WHAT THE TASK REQUIRES »
From the entries that follow, gather each line holding the word "Python".
## Begin
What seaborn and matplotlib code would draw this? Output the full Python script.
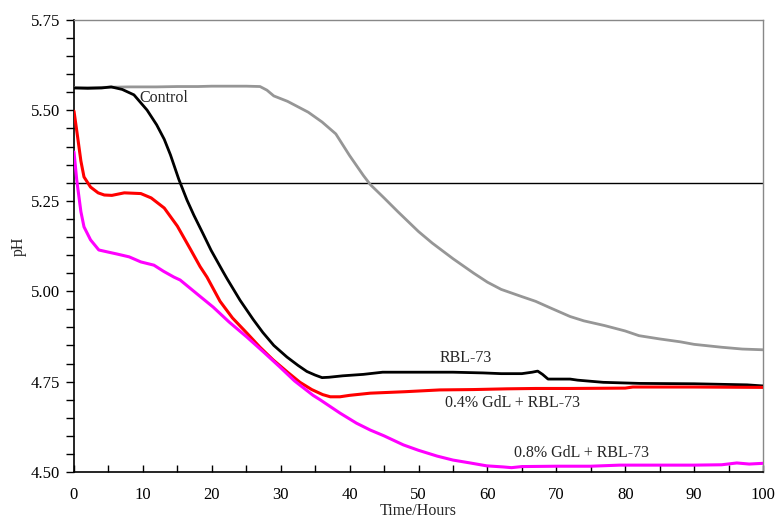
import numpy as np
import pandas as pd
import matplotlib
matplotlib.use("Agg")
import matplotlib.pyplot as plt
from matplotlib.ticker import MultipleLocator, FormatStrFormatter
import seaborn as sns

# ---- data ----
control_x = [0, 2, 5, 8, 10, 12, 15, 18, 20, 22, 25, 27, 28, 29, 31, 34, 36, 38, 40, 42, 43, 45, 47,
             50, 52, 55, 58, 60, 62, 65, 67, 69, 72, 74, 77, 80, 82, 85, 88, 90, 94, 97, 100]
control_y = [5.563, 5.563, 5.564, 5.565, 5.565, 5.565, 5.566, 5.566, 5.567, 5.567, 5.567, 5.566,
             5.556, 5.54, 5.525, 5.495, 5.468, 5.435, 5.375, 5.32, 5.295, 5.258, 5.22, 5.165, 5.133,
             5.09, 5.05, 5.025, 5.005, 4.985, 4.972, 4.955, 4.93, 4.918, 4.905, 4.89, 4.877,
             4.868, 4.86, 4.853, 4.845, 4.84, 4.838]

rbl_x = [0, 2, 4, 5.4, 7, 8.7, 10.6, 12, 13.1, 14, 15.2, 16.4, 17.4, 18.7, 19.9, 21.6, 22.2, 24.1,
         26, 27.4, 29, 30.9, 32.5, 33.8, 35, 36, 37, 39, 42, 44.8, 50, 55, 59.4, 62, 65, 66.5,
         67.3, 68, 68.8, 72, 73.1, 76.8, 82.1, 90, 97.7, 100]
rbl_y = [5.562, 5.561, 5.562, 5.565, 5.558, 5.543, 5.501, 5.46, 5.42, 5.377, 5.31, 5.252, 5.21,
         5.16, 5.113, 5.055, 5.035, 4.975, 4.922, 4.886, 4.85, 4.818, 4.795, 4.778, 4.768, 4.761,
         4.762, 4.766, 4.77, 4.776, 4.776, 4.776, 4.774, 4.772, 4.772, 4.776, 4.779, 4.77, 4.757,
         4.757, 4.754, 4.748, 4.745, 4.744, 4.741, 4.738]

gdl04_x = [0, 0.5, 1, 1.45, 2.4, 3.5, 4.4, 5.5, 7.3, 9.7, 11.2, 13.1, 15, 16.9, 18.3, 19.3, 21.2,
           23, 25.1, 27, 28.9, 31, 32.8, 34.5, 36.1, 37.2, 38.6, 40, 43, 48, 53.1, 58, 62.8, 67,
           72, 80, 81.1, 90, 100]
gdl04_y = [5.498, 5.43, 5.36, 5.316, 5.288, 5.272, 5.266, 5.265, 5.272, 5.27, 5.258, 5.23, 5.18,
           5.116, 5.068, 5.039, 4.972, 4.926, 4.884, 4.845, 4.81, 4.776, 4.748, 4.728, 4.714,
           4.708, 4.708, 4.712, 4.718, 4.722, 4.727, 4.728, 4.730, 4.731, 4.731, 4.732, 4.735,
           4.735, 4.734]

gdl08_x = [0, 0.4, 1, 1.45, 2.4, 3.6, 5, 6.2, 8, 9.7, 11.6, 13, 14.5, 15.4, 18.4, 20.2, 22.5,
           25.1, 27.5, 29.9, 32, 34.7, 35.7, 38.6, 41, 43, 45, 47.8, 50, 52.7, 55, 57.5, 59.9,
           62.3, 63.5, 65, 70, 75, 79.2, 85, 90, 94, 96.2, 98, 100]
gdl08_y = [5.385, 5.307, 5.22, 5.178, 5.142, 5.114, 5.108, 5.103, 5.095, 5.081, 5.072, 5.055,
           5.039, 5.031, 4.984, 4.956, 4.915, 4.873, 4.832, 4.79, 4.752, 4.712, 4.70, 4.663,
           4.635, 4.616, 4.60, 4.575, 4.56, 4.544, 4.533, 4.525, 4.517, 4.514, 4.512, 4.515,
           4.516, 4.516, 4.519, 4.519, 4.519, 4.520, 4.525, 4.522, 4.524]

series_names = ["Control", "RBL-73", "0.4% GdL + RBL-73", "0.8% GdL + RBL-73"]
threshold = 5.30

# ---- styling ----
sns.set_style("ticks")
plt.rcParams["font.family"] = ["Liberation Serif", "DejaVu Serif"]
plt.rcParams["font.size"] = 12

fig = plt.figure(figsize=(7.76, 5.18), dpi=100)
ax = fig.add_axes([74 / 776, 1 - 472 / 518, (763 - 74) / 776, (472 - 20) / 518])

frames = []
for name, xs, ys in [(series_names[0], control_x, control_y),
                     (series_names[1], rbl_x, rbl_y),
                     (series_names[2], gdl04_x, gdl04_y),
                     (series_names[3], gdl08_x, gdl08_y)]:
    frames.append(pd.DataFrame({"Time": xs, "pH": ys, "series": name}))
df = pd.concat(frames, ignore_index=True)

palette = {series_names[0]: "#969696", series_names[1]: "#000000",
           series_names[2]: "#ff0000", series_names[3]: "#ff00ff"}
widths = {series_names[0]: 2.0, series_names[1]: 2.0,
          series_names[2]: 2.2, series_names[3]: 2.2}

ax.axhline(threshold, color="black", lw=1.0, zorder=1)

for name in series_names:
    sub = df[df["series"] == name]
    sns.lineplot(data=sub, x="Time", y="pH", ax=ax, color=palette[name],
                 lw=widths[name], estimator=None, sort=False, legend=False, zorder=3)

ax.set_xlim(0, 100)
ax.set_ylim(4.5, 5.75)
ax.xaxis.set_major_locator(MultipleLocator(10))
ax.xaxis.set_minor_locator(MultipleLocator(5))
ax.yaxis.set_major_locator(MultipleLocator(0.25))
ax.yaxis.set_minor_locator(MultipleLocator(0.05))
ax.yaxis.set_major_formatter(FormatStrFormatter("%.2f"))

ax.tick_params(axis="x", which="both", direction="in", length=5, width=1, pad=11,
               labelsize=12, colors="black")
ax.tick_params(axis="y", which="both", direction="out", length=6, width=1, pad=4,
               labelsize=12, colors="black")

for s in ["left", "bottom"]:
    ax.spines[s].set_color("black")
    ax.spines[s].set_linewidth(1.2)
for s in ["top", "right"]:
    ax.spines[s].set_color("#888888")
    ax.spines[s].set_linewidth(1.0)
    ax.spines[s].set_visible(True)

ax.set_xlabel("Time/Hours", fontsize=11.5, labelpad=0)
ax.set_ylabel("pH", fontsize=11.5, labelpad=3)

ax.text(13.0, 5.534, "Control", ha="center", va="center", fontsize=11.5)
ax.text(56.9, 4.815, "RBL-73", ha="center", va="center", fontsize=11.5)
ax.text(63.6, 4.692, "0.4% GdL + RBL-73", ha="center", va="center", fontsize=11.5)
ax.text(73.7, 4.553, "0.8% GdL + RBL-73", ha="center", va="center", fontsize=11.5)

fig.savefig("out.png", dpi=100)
## End
## Begin
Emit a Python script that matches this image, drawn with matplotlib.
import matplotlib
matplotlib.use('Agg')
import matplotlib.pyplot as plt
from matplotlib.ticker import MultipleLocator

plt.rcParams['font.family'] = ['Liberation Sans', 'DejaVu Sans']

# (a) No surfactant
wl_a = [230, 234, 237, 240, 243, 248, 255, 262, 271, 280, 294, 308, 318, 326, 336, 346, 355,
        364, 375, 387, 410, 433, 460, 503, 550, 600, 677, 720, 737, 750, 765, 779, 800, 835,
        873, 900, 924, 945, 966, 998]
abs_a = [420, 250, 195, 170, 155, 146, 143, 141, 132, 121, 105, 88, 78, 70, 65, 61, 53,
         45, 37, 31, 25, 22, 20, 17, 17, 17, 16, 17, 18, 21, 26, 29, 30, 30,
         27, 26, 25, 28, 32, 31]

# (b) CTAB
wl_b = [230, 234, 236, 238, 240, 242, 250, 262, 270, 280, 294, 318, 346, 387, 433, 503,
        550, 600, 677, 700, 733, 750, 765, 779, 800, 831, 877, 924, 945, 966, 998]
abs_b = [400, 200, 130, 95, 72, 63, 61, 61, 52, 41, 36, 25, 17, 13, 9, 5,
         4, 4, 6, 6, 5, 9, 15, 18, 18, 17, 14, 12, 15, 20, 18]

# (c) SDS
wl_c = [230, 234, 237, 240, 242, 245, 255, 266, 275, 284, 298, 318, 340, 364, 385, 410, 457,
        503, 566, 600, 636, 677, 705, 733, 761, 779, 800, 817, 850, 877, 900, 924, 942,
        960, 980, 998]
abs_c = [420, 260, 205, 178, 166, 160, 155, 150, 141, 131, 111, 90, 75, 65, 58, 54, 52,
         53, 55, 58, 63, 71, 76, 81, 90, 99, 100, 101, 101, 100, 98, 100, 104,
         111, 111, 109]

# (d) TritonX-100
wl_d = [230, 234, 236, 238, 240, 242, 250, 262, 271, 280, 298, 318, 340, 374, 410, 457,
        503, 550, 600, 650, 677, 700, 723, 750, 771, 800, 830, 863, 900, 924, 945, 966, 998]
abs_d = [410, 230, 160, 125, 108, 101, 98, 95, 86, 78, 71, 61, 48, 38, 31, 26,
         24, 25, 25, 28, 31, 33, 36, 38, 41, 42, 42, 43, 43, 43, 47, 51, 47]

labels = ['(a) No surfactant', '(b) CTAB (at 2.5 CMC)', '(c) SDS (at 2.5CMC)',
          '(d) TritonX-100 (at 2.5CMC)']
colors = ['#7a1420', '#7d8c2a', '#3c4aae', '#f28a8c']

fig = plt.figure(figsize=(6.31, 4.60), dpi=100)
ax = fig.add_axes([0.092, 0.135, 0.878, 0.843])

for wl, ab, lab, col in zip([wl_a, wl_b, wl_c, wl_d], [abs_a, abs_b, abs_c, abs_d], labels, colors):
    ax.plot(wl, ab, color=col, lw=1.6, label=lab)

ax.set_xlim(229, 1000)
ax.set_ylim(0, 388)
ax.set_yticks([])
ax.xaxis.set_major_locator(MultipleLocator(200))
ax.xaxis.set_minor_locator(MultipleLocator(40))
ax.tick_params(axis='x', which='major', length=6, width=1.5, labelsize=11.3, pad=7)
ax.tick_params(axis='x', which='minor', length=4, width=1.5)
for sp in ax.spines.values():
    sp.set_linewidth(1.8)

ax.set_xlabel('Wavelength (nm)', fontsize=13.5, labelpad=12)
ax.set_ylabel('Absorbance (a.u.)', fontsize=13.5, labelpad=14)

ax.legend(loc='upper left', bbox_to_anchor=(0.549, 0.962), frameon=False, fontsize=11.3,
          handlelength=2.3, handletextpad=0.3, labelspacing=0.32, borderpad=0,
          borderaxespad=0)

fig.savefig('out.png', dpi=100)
## End
## Begin
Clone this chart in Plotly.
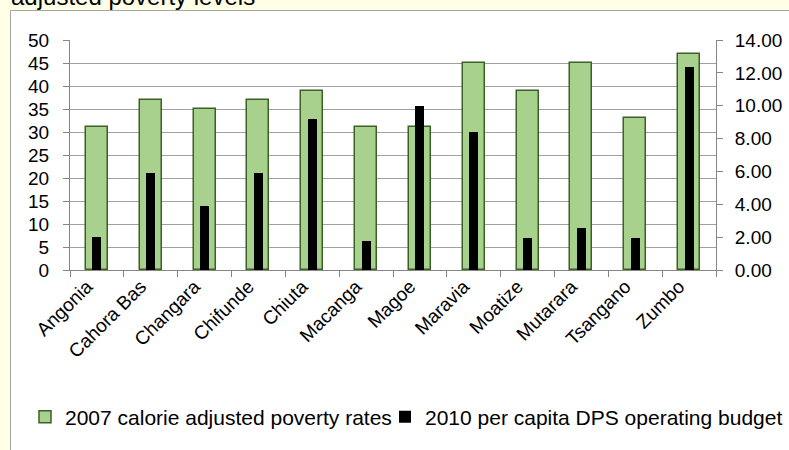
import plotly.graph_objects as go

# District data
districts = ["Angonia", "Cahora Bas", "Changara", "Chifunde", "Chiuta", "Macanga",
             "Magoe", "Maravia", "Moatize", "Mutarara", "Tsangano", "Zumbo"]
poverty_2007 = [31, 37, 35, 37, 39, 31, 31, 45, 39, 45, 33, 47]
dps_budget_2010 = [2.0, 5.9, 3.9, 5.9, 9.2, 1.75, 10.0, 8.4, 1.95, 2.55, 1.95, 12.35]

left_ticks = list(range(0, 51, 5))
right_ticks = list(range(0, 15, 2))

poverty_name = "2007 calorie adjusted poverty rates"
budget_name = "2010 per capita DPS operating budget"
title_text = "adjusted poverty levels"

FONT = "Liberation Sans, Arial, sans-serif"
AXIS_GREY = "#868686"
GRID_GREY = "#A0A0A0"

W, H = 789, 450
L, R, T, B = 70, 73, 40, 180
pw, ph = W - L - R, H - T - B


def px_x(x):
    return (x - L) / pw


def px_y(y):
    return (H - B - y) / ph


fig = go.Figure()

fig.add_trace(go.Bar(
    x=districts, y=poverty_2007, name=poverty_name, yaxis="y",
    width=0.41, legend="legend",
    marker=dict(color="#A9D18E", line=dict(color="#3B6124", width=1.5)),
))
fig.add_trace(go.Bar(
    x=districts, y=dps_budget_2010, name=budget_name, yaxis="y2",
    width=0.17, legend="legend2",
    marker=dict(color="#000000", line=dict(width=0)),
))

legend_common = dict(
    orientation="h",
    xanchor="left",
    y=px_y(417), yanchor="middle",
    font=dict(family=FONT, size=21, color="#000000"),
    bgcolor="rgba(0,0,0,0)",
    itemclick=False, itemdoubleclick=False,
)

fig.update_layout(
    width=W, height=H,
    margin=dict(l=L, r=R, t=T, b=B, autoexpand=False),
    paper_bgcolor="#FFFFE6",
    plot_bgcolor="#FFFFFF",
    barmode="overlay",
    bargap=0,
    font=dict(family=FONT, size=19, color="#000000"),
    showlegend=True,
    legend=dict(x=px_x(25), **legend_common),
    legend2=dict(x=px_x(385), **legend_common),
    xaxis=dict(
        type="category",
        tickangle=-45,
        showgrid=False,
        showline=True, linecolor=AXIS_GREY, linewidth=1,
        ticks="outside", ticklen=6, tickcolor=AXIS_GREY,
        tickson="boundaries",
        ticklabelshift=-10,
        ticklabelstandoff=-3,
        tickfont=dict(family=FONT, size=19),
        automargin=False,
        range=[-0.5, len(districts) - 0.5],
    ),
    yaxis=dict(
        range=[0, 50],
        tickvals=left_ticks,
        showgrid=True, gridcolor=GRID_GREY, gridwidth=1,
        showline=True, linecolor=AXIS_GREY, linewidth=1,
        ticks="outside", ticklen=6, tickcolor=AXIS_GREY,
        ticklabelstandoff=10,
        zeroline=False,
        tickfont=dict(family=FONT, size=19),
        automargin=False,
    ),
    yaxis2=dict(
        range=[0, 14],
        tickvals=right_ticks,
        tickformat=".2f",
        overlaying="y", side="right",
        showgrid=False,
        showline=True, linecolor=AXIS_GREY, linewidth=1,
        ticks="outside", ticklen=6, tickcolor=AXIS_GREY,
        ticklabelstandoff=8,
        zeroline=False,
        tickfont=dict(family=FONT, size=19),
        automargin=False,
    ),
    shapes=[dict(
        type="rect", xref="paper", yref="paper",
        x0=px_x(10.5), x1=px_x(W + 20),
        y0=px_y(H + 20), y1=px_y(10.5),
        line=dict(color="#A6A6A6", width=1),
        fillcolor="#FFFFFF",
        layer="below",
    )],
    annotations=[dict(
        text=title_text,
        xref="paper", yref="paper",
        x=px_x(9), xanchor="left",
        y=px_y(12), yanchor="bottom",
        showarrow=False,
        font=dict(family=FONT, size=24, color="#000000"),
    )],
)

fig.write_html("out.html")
## End
REPLY »
What seaborn and matplotlib code would draw this? Output the full Python script.
Emit a Python script that matches this image, drawn with matplotlib.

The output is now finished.